Happiness, is not all about self-indulgence or self-satisfaction. It's not entirely about that blush pink on your nails and toes that makes you smile, or the series of sweet kisses he left on your lips before leaving home. It, at times is about achievement and taking that extra step so that somewhere down the line, what's to come is far better than now because of that extra step. This, my mother taught me at ages when no one understood a word coming out of my mouth but her. These things she taught me when she made it known to put a pretty cover page on my monthly book reports though it wasn't required. Extra steps make a difference later.

The pursuit of happiness is nothing but a culmination of a series of steps that have been previously taken and the big picture isn't seen until later. The pursuit of happiness is arduous and hard. It's sad and sometimes depressing. It, causes us to often question life like a journalist approaches a lead story: who? what? when? where? how? and most importantly, why?

It's made clear in the history books we study as children and later as adults.
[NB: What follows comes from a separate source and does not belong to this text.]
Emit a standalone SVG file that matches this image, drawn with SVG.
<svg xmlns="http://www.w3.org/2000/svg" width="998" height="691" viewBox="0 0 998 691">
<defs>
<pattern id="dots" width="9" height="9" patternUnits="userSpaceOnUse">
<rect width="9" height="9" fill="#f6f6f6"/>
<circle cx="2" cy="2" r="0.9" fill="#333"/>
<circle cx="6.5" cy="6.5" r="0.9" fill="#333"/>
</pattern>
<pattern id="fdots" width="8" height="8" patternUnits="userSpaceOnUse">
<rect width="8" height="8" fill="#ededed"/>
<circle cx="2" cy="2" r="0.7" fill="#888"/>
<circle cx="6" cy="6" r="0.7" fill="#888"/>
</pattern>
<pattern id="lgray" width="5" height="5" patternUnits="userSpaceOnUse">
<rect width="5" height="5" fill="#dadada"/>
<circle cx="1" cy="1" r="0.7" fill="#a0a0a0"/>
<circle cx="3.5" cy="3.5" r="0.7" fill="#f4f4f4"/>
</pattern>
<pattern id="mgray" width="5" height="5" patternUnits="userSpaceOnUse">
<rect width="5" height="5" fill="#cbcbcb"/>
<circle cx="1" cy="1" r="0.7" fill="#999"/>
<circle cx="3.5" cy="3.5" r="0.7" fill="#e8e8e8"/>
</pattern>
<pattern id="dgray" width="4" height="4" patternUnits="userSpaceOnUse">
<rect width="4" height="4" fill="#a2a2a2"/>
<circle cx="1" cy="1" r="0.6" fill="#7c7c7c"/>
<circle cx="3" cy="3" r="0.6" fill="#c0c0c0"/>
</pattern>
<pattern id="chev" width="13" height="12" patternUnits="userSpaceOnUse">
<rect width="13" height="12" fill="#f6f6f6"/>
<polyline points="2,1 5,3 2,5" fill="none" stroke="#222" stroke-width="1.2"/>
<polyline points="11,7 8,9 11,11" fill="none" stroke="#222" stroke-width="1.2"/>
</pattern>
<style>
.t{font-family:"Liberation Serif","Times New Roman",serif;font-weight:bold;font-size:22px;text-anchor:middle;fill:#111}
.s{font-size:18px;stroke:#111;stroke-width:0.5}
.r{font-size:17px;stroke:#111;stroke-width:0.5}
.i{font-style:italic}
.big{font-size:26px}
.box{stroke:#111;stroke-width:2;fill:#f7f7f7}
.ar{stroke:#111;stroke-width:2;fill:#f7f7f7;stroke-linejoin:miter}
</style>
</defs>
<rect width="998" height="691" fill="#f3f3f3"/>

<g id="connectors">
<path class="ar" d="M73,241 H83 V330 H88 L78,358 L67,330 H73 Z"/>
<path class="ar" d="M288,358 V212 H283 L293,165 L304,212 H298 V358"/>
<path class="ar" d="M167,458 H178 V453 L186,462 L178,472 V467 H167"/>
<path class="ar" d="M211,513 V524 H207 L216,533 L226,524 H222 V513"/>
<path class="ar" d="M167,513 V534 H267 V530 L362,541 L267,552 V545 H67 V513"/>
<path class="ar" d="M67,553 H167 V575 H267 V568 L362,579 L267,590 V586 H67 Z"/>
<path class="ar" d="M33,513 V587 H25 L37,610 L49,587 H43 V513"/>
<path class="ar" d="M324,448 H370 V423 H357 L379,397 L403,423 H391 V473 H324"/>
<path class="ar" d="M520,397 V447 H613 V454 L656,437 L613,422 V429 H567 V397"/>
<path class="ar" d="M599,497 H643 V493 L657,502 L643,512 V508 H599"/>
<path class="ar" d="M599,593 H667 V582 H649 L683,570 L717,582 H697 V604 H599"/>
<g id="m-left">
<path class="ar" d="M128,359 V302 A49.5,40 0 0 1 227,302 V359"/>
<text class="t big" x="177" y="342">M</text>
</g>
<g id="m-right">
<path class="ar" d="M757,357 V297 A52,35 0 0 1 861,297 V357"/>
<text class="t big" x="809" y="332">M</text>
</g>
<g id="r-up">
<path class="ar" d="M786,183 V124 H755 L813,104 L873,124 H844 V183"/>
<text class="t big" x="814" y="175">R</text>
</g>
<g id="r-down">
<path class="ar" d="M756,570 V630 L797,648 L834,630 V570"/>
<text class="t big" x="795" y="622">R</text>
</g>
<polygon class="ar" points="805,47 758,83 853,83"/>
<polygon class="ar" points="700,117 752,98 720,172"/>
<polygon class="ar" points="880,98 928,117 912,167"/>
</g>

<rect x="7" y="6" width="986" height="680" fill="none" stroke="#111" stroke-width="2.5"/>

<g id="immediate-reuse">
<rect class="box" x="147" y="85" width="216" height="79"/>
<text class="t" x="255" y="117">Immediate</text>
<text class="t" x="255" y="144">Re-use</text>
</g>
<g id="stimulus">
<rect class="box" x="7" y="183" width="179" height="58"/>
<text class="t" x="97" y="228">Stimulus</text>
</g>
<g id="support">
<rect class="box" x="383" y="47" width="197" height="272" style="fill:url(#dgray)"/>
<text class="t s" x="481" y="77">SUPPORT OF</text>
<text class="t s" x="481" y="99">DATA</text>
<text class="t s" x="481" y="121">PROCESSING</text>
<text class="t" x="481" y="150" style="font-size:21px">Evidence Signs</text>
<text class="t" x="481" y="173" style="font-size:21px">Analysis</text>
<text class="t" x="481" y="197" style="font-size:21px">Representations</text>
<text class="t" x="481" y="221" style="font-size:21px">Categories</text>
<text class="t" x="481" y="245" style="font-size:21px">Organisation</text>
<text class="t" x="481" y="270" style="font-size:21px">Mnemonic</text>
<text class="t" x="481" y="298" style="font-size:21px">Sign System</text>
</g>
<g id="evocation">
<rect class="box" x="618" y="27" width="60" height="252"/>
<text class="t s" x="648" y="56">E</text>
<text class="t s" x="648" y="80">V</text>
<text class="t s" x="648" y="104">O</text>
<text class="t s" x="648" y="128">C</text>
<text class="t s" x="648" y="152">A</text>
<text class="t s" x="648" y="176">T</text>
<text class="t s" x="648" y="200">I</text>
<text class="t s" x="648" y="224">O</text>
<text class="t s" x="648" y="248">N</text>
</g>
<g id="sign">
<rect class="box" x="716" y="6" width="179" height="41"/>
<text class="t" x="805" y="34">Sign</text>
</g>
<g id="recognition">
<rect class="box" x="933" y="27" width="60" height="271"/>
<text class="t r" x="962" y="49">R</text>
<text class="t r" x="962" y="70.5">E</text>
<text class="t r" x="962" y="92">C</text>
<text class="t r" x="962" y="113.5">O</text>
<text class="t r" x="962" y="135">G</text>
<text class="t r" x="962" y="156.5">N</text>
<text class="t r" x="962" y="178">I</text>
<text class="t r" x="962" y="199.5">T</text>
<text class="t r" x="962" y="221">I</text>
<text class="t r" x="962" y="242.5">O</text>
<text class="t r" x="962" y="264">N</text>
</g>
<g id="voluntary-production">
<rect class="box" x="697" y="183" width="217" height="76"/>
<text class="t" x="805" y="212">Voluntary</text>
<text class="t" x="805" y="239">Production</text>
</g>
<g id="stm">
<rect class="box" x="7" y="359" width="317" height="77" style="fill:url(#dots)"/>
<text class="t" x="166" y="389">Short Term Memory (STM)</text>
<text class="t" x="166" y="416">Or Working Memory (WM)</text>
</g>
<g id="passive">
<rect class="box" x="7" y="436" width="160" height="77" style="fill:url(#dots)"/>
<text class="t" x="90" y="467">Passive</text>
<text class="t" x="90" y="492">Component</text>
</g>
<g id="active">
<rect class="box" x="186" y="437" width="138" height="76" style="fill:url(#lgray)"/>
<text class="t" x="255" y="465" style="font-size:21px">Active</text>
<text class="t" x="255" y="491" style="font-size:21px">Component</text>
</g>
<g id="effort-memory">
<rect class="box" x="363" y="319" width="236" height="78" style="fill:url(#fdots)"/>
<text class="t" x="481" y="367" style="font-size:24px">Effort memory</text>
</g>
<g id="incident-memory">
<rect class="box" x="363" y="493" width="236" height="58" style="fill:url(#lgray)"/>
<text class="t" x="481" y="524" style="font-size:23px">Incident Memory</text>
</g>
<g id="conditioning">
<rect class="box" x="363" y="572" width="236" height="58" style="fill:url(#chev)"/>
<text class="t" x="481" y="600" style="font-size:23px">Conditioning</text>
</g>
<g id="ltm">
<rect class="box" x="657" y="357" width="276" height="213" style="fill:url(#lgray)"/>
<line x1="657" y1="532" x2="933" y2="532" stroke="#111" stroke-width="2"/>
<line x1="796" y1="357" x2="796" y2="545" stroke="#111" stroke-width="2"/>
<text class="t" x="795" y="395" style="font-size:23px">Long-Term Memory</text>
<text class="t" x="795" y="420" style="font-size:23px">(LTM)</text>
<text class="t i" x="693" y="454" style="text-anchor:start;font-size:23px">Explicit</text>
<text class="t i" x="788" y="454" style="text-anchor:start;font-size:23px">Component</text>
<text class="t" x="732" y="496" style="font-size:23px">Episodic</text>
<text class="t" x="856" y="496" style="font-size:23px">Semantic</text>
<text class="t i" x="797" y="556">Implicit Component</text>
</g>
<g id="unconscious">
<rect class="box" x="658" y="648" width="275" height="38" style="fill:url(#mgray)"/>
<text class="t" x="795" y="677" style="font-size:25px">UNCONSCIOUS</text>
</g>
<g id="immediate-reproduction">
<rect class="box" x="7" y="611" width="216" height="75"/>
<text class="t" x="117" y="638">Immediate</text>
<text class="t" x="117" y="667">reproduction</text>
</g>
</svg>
It's printed in the fancy ink of The Declaration of Independence the clear explaination that no one is responsible for our happiness, whatever it is or meant to be, but us. When we're in love, we like to think that our partner is responsible for making and keeping us happy. But what if they croak today or tomorrow? What if 6 months from now that love no longer exists? What if, that person doesn't know how to make us happy? Then what? Who then is responsible and is to be held accountable for making us smile? For making us appreciate and recognize the beauty in the ugliness of life's struggle?

The pursuit of happiness explains itself in a simple phrase and a few syllables. It makes itself clear that the action is to be sought. Chased. Found. Held onto. For dear life. It makes itself clear that the journey is our responsibility and no one elses. It makes itself clear that this journey will be nothing but a collection, a series of actions that should result in us knowing what satisfies and makes us happy. Children know and recognize happiness. It's, what makes them smile and giggle, chuckle and run carelessly through dirt and grass, in and out of doorways, and chase after what to adults is nothingness. Children are able to play with each other and alone, and be satisfied. They, know happiness because they know not the difficulties of this complex world to which they themselves dwell. Children at young ages know what makes them happy. Whether it's the bald-headed doll with no clothes on or their singing, dancing, joking, Elmo, or even, their favorite blanket that makes them secure and safe. They know what makes them happy more than the adults who raise them.

Our happiness should be childlike. It ought to be simple and sacred. Our happiness, should belong only to us. It should not be held at the mercy of others or another. Happiness is the age old trick question when a friend or an educator asks us randomly, what makes you happy? The trick is to already know the answer to the question.